Though not a Soviet citizen himself, Arthur Koestler wrote about this inhuman application of reason in his novel, 'Darkness at Noon'. For those that don't know, it is the story of the arrest of a senior revolutionary figure, Rubashov, of an unnamed government and country who is arrested by his own side and charged with counter-revolutionary activities. This event in the book happens during a period of show trials akin to the Soviet show trials of the 1930's and indeed the novel itself is set in 1938.

Rubashov is required to confess fully to all crimes even though he did not commit them. Physical torture was considered inappropriate for him although some force is used. The key to his confession was to use logic and reason to make him confess to the crimes, because it serves the higher purpose of protecting the Party and its regime, which ostensibly is there to protect society as a whole.

Therefore, for the good of the Party and the Revolution he must confess to falsehoods and betray himself as he himself has betrayed others. His submission is total and he is executed, following reason to its conclusion and his own destruction.

Reason has no inherent compassion and knowing this, he accepts his fate.

Though a novel, and one written by someone not living in the Soviet Union, Koestler was a Communist and knew some of those executed at those Moscow show trials of the Thirties. He had been imprisoned himself and lived with threat of execution for being a Communist captured by Franco's fascists in the fall of Malaga in 1937. In other words, his novel clearly has some understanding of what was going on in Soviet Russia and of the real life equivalents of the characters that he describes.

This is not to say the history of the USSR was a history of an emotionless people, or a people whose emotions were entirely subsumed by the requirements of the revolution. Barbara Rosenwein describes 'emotional communities' existing within the medieval period and I think the term holds true throughout history as a whole.

In other words, the peoples of the Soviet Union not only experienced a wide range of emotions but lived within a range of emotional communities that had lots of different dynamics going on. Obvious examples would be families and lovers or friends and colleagues displaying different kinds of love and affection, or scientists and workers displaying pride in their Stakhanovite labours in the cause of Soviet progress.

But central to the ideology of Soviet state socialism was the inhuman logic that everything, including our private lives and our public relationships, our various expressions of emotion, everything was to be in the service of building a Communist ideal. This was the ultimate expression of logic and reason separated from emotion. There was to be no compassion in a society that was willing to slaughter or sacrifice so many in the cause of its survival.

And yet it failed. Reason alone did not triumph. Was this a flawed application of reason? Or did the dualistic model of reason separate from emotions provide the best framework for advancing mankind and creating the new 'Socialist Man'?

The USSR failed mainly through economic collapse, partly from external pressures, but mostly from internal ones. The system was riddled with flaws as people responded differently from the way reason as expressed through their economic model expected them to. An inhuman reason failed because amongst other things, it gave no account to emotional lives, and because it did not understand that reason itself is not separate from our emotions. By believing it was necessary to eliminate emotions like compassion from the 'scientific' reason behind its policies, it alienated itself from its population.

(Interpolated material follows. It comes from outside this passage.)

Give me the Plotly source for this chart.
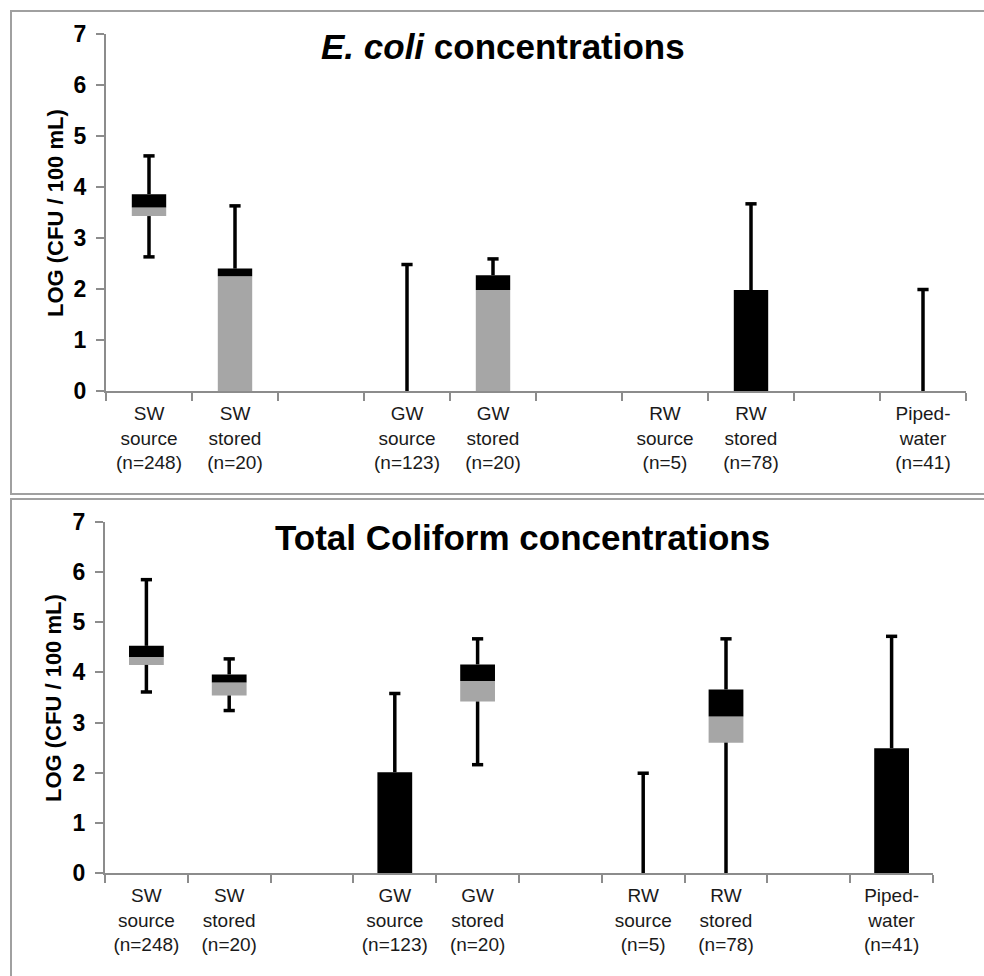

Cognitive scientists have shown that emotions involve reason, and that reason involves emotion. In ignoring this, the Soviets were setting themselves up for a fall as their system could never do what it originally aimed to do, to create a perfect human society based on an emotionless reason that subsumed all to the greater progress of the whole. Individuals may sacrifice themselves to the whole but their reason is often guided by powerful emotional forces in those moments.

The dualism of reason and passion is a mistake and no society can be guided by separating what is ultimately inseparable.

In believing that man could live on a flawed notion of reason alone misunderstands our human nature and the nature of reason, and ultimately leads to an inhuman world. Though hopefully an impermanent one as it collapses on its own contradiction. A bitter irony for Marxists who believe that all societies and their economic systems would do just that until communism was finally reached.